What is reasonable visitation will depend upon the circumstances and will vary from family to family. I generally recommend:
a. Forty-eight hours every second weekend (that is every other weekend, not the second weekend of each month).
b. One week at Christmas. When I was younger and less experienced, I recommended that the parents alternate Christmas Day each year. I now believe that it is easier, simpler, and better for the custodial parent to have Christmas Eve and Christmas Day each year with the other parent’s visitation to begin at 3:00 p.m. on Christmas Day if the parties live reasonably close or at 12:00 noon on December 26 if the parents live over 100 miles apart.
c. I prefer that the non-custodial parent get the entire Thanksgiving weekend with the custodial parent getting the entire Easter or spring break. As an alternative, if visitation falls on the Thanksgiving weekend, then it should begin the evening before Thanksgiving and continue until the normal Sunday ending.

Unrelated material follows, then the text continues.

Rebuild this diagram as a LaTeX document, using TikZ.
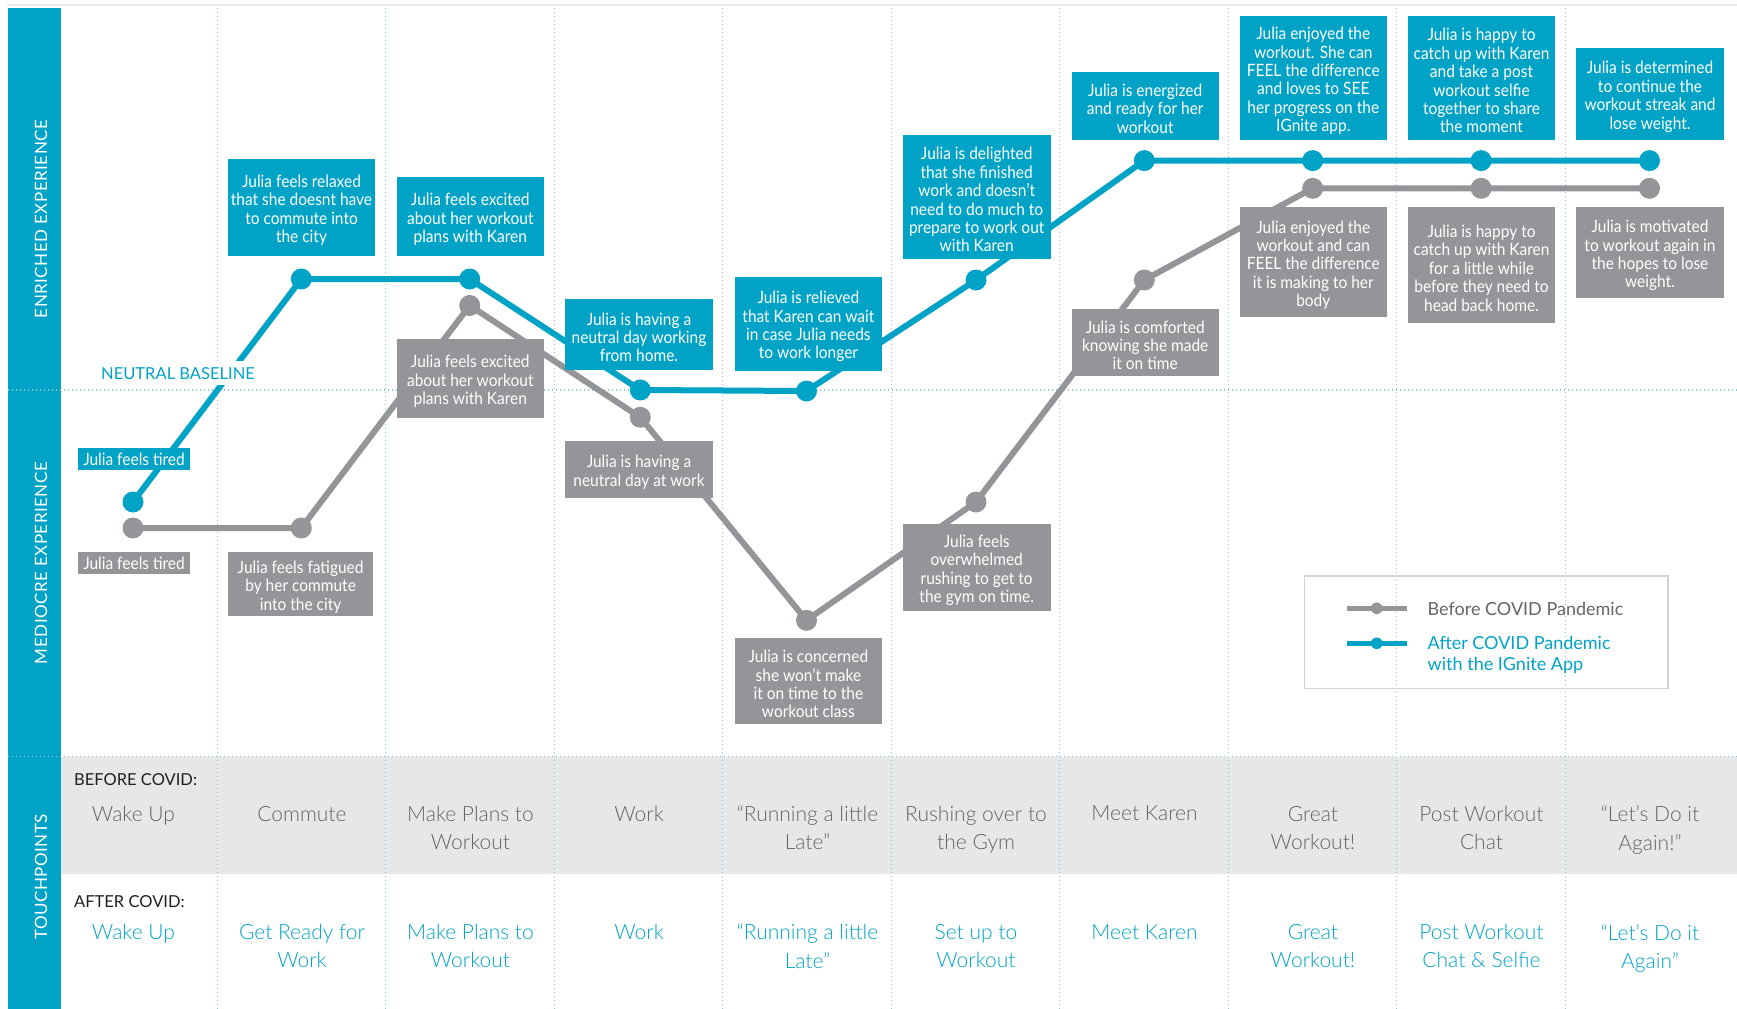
\documentclass[tikz,border=0pt]{standalone}
\usepackage{fontspec}
\usetikzlibrary{calc}
\setmainfont{Lato}
\IfFontExistsTF{Lato Light}{\newfontfamily\lightfont{Lato Light}}{\newfontfamily\lightfont{Lato}}
\newfontfamily\spacedfont{Lato}[LetterSpace=3]
\newfontfamily\cardfont{Lato}[FakeStretch=0.91]
\definecolor{ig}{RGB}{0,163,198}
\definecolor{gbox}{RGB}{147,149,152}
\definecolor{band}{RGB}{230,231,232}
\definecolor{dotc}{RGB}{140,200,212}
\definecolor{tpgray}{RGB}{100,101,104}
\definecolor{dark}{RGB}{35,31,32}
\definecolor{legedge}{RGB}{209,211,212}
\tikzset{
  card1/.style={inner sep=0pt, align=center, text=white,
    font=\cardfont\fontsize{17}{18.4}\selectfont},
  cardtext/.style={card1, yshift=-2.8pt},
  abox/.style={inner sep=0pt, fill=ig},
  bbox/.style={inner sep=0pt, fill=gbox},
  divider/.style={dotc, line width=1.2pt, dash pattern=on 1.2pt off 2.8pt},
  aline/.style={ig, line width=6pt, line join=round},
  bline/.style={gbox, line width=6pt, line join=round},
  tpbefore/.style={anchor=north, inner sep=0pt, align=center, text=tpgray,
    font=\lightfont\fontsize{21}{28.3}\selectfont},
  tpafter/.style={tpbefore, text=ig},
  bartext/.style={rotate=90, text=white, inner sep=0pt,
    font=\spacedfont\fontsize{17}{20}\selectfont},
  rowhead/.style={anchor=base west, inner sep=0pt, text=dark,
    font=\fontsize{16.5}{19}\selectfont},
}
% #1 box style, #2 name, #3 x, #4 y, #5 width, #6 height, #7 text
\newcommand\mkcard[7]{%
  \node[#1, minimum width=#5pt, minimum height=#6pt] (#2) at (#3,#4) {};
  \node[cardtext] (#2t) at (#2.center) {#7};}
\begin{document}
\begin{tikzpicture}[x=1pt,y=-1pt]
\useasboundingbox (0,0) rectangle (1737,1009);
\fill[white] (0,0) rectangle (1737,1009);
\draw[black!8, line width=1.5pt] (7,5) -- (1737,5);
% side bar and touchpoint band
\fill[ig] (7.7,7.7) rectangle (61,1009);
\fill[band] (61,756.6) rectangle (1737,874);
% grid
\foreach \i in {0,...,8} \draw[divider] ({217.25+168.5*\i},7.7) -- ({217.25+168.5*\i},1009);
\draw[divider] (7.7,390) -- (1737,390);
\draw[divider] (7.7,756.6) -- (1737,756.6);
% points
\coordinate (b1) at (133,502);
\coordinate (b2) at (301.3,279);
\coordinate (b3) at (469.7,279);
\coordinate (b4) at (640.3,390);
\coordinate (b5) at (806.5,391);
\coordinate (b6) at (976,280);
\coordinate (b7) at (1144.3,160.6);
\coordinate (b8) at (1312.7,160.6);
\coordinate (b9) at (1481.1,160.6);
\coordinate (b10) at (1649.5,160.6);
\coordinate (g1) at (133,528);
\coordinate (g2) at (301.3,528);
\coordinate (g3) at (469.7,305.5);
\coordinate (g4) at (640.3,417.3);
\coordinate (g5) at (806.5,620.3);
\coordinate (g6) at (976,502);
\coordinate (g7) at (1144.3,280);
\coordinate (g8) at (1312.7,188.3);
\coordinate (g9) at (1481.1,188.3);
\coordinate (g10) at (1649.5,188.3);
\draw[bline] (g1) -- (g2) -- (g3) -- (g4) -- (g5) -- (g6) -- (g7) -- (g8) -- (g9) -- (g10);
\draw[aline] (b1) -- (b2) -- (b3) -- (b4) -- (b5) -- (b6) -- (b7) -- (b8) -- (b9) -- (b10);
\foreach \n in {g1,g2,g3,g4,g5,g6,g7,g8,g9,g10} \fill[gbox] (\n) circle (10.5pt);
\foreach \n in {b1,b2,b3,b4,b5,b6,b7,b8,b9,b10} \fill[ig] (\n) circle (10.5pt);
% after cards
\node[card1, fill=ig, minimum width=112.5pt, minimum height=21.5pt] (a1) at (134,459) {Julia feels tired};
\mkcard{abox}{a2}{301.5}{207.5}{147}{97}{Julia feels relaxed\\that she doesnt have\\to commute into\\the city}
\mkcard{abox}{a3}{470.3}{216.7}{147.5}{79.5}{Julia feels excited\\about her workout\\plans with Karen}
\mkcard{abox}{a4}{639}{334.5}{147.3}{71}{Julia is having a\\neutral day working\\from home.}
\mkcard{abox}{a5}{808.4}{323.7}{147.7}{94}{Julia is relieved\\that Karen can wait\\in case Julia needs\\to work longer}
\mkcard{abox}{a6}{976.7}{197}{147.8}{124}{Julia is delighted\\that she finished\\work and doesn’t\\need to do much to\\prepare to work out\\with Karen}
\mkcard{abox}{a7}{1145.2}{106}{147.2}{68}{Julia is energized\\and ready for her\\workout}
\mkcard{abox}{a8}{1313.3}{78}{147}{124}{Julia enjoyed the\\workout. She can\\FEEL the difference\\and loves to SEE\\her progress on the\\IGnite app.}
\mkcard{abox}{a9}{1481.5}{78}{147}{124}{Julia is happy to\\catch up with Karen\\and take a post\\workout selfie\\together to share\\the moment}
\mkcard{abox}{a10}{1650}{94}{147.4}{91.7}{Julia is determined\\to continue the\\workout streak and\\lose weight.}
% before cards
\node[card1, fill=gbox, minimum width=112.5pt, minimum height=22pt] (c1) at (134,563.3) {Julia feels tired};
\mkcard{bbox}{c2}{300.6}{584}{145}{63.7}{Julia feels fatigued\\by her commute\\into the city}
\mkcard{bbox}{c3}{470.3}{378.5}{147.5}{79}{Julia feels excited\\about her workout\\plans with Karen}
\mkcard{bbox}{c4}{639}{469.5}{147.3}{57.6}{Julia is having a\\neutral day at work}
\mkcard{bbox}{c5}{808.4}{681.3}{147.7}{86}{Julia is concerned\\she won’t make\\it on time to the\\workout class}
\mkcard{bbox}{c6}{976.7}{567.5}{147.8}{86.4}{Julia feels\\overwhelmed\\rushing to get to\\the gym on time.}
\mkcard{bbox}{c7}{1145.2}{342.5}{147.2}{67.5}{Julia is comforted\\knowing she made\\it on time}
\mkcard{bbox}{c8}{1313.3}{262.3}{147}{110}{Julia enjoyed the\\workout and can\\FEEL the difference\\it is making to her\\body}
\mkcard{bbox}{c9}{1481.5}{265.3}{147}{116}{Julia is happy to\\catch up with Karen\\for a little while\\before they need to\\head back home.}
\mkcard{bbox}{c10}{1650}{252.8}{147.4}{91}{Julia is motivated\\to workout again in\\the hopes to lose\\weight.}
% neutral baseline label
\node[fill=white, text=ig, font=\fontsize{16.5}{18}\selectfont, inner xsep=3pt, inner ysep=6pt, anchor=base west] (nb) at (98,379) {NEUTRAL BASELINE};
% bar labels
\node[bartext] (enr) at (41,219) {ENRICHED EXPERIENCE};
\node[bartext] (med) at (41,563) {MEDIOCRE EXPERIENCE};
\node[bartext] (tch) at (41,877) {TOUCHPOINTS};
% legend
\node[draw=legedge, line width=1.5pt, minimum width=363.3pt, minimum height=112.3pt, inner sep=0pt] (legend) at (1486.2,632.2) {};
\coordinate (lgA) at (1346.8,608.3);
\coordinate (lgB) at (1406.6,608.3);
\coordinate (lgC) at (1346.8,643.3);
\coordinate (lgD) at (1406.6,643.3);
\draw[gbox, line width=4.5pt] (lgA) -- (lgB);
\fill[gbox] ($(lgA)!0.5!(lgB)$) circle (5.8pt);
\draw[ig, line width=4.5pt] (lgC) -- (lgD);
\fill[ig] ($(lgC)!0.5!(lgD)$) circle (5.8pt);
\node[anchor=base west, inner sep=0pt, text=tpgray, font=\fontsize{18}{20.5}\selectfont] (lgt1) at (1427.5,615) {Before COVID Pandemic};
\node[anchor=north west, inner sep=0pt, align=left, text=ig, font=\fontsize{18}{20.5}\selectfont] (lgt2) at (1427.5,636.5) {After COVID Pandemic\\with the IGnite App};
% touchpoints
\node[rowhead] (bc) at (74,785) {BEFORE COVID:};
\node[rowhead] (ac) at (74,907.3) {AFTER COVID:};
\node[tpbefore] (t1) at (133.5,805.8) {Wake Up};
\node[tpbefore] (t2) at (302,805.8) {Commute};
\node[tpbefore] (t3) at (470.5,805.8) {Make Plans to\\Workout};
\node[tpbefore] (t4) at (639,805.8) {Work};
\node[tpbefore] (t5) at (807.5,805.8) {“Running a little\\Late”};
\node[tpbefore] (t6) at (976,805.8) {Rushing over to\\the Gym};
\node[tpbefore] (t7) at (1144.5,805.8) {Meet Karen};
\node[tpbefore] (t8) at (1313,805.8) {Great\\Workout!};
\node[tpbefore] (t9) at (1481.5,805.8) {Post Workout\\Chat};
\node[tpbefore] (t10) at (1650,805.8) {“Let’s Do it\\Again!”};
\node[tpafter] (u1) at (133.5,924.1) {Wake Up};
\node[tpafter] (u2) at (302,924.1) {Get Ready for\\Work};
\node[tpafter] (u3) at (470.5,924.1) {Make Plans to\\Workout};
\node[tpafter] (u4) at (639,924.1) {Work};
\node[tpafter] (u5) at (807.5,924.1) {“Running a little\\Late”};
\node[tpafter] (u6) at (976,924.1) {Set up to\\Workout};
\node[tpafter] (u7) at (1144.5,924.1) {Meet Karen};
\node[tpafter] (u8) at (1313,924.1) {Great\\Workout!};
\node[tpafter] (u9) at (1481.5,924.1) {Post Workout\\Chat \& Selfie};
\node[tpafter] (u10) at (1650,924.1) {“Let’s Do it\\Again”};
\end{tikzpicture}
\end{document}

d. I prefer that the custodial parent get the entire Easter or spring break with the noncustodial parent getting the Thanksgiving weekend. As an alternative, if visitation falls on the Easter weekend, then it should extend from the day that school is out until the evening before school begins again.
e. Two to four weeks each summer. There is a tendency to separate the weeks of the summer visitation, such as one week during each summer month or two periods of two weeks each. It is far better for the children and the parents if the entire summer visitation is consecutive.
f. I strongly oppose visitation for the mother on Mother’s Day, for the Father on Father’s Day, or any special visitation provision for any birthday of a child or a parent. Mothers should spend Mother’s Day with their own mothers and fathers should spend Father’s Day with their own fathers. Celebrate birthdays on the first visitation following the birthday. I know of one case where the lawyers and the guardian ad litem agreed upon Halloween visitation. Other lawyers may strongly disagree with this opinion. Shuffling children back and forth on these days is not fair to the children and is not fair to their parents.
g. Any other visitation agreed upon by reasonable parents who love their children.
Good and reasonable parents rarely follow the visitation schedule because they can agree to changes and alterations suiting the parents and the children. Definite schedules are still advantageous because each parent then knows what visitation will be if they cannot agree to variances.
Reasonable use of the telephone also varies by circumstances. As a general guideline, older children should be permitted one call per day to the non-custodial parent. The non-custodial parent should be permitted two calls per week to older children. Telephone calls should be limited to fifteen minutes. It is the responsibility of the non-custodial spouse to end the call at the expiration of a reasonable or agreed time. During extended visitations, such as Christmas or summer, the custodial parent should have the same telephone rights. When a parent complains he or she is denied access to a one or two-year-old child, my initial reaction is that the complaining parent is using the telephone to harass the other parent. One and two year olds are not great conversationalists, particularly on the telephone.
Telephone calls should be avoided during visitations of forty-eight hours or less, particularly to younger children, as the call interrupts the visitation and frequently causes the child to suffer an acute attack of homesickness.
Telephone calls should not be made early in the morning (before 8:00 a.m.), late at night (after 8:00 p.m.), at mealtimes, during known favorite television shows, or at such other times as are likely to cause inconvenience or annoyance.
If you learn only one thing from this book, I hope it will be to treat the other parent of your child or children with dignity and respect.